O livro “Eu, El-Rei Dom Sebastião, a vós retorno!” foi o meu primeiro livro com a Tecto de Nuvens fora da categoria infantil. Por isso quis fazer algo bastante diferente e apostar tudo no cenário, em vez de na personagem. O resultado foi uma ilustração com algum mistério, e com alguns elementos que representam bem este livro!

       Indique as razões pelas quais aconselharia as pessoas a ler estes livros? O que acha mais apelativo nos livros?

“Leonor e o robô Topap” é um livro engraçado e tenro sobre um robô abandonado e a menina que o encontra e que o ajuda a encontrar o seu propósito. A inteligência artificial, um tema tão atual, é um dos temas centrais do livro. Como podemos utilizar esta tecnologia para o bem da humanidade?
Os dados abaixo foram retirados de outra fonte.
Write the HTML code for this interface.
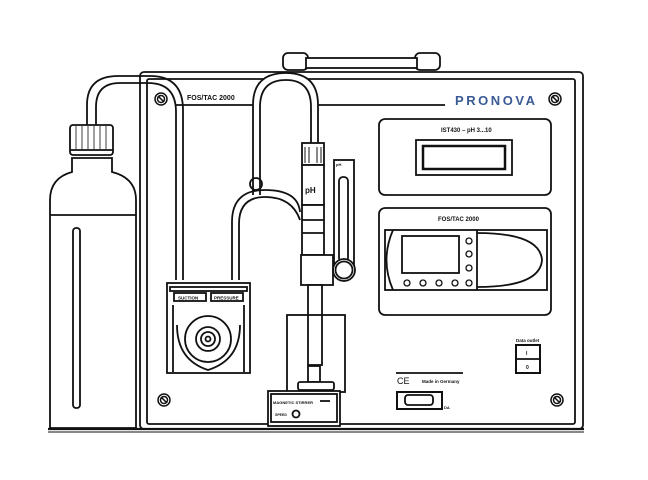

Para mim, como ilustradora, é algo tão importante, porque como sabemos a inteligência artificial está a roubar trabalhos artísticos, seja na ilustração, na escrita ou até na música. Trabalhos estes profundamente humanos, que muitos de nós queremos fazer! Mas podemos utilizá-la para fazer os trabalhos que não queremos ou que sejam perigosos para os humanos como iremos explorar neste livro!

“O bosque das palavras perdidas” é um livro lindo sobre a importância das palavras. Eu diria mesmo que é digno de um filme da Disney. A autora transporta-nos para dentro da história com o seu dom da descrição e o livro tem uma mensagem bonita e cada vez mais importante nos dias de hoje. Aconselho vivamente!

E por fim “Eu, El-Rei Dom Sebastião, a vós retorno!” é um livro já para um público mais crescido. Procura responder ao maior mistério da História de Portugal com uma hipótese muito interessante e emocionante. Aconselho a qualquer apreciador de história e de ficção.

       Considera a arte, neste caso não apenas na perspectiva de um apreciador, mas de alguém que “produz” algo, seja um bordado, uma colagem, pintura, desenho, tocar um instrumento, etc, como sendo sempre uma actividade (até na perspectiva de “escape”) recomendável e positiva? Ou é apenas se a pessoa for boa na sua realização? Ou pode ser benéfico mesmo que o resultado final não seja digno de ir para o Museu? Acha que há mérito no processo por si só?

A arte é algo que todos deveríamos fazer, faz parte de ser humano. Pensem nas pinturas das cavernas. A arte sempre fez parte de nós! Hoje estamos muito desligados do nosso lado criativo, por “falta de tempo” ou porque achamos que “só conta se formos bons à primeira”. Mas permitir-se largar a perfeição e ser mau a alguma coisa, pintar fora das linhas, fazer uma cerâmica torta, permitir-nos errar e tentar de novo é algo profundamente humano. Só avançamos, só melhoramos, se tentarmos e não ficarmos agarrados a uma ideia de perfeição que não existe.

O processo criativo, seja por que meio for, é algo muito benéfico para qualquer pessoa. Alguém disse: “A expressão é o oposto da depressão”. Não tenham medo de se exprimir através de qualquer forma de arte. É verdadeiramente libertador.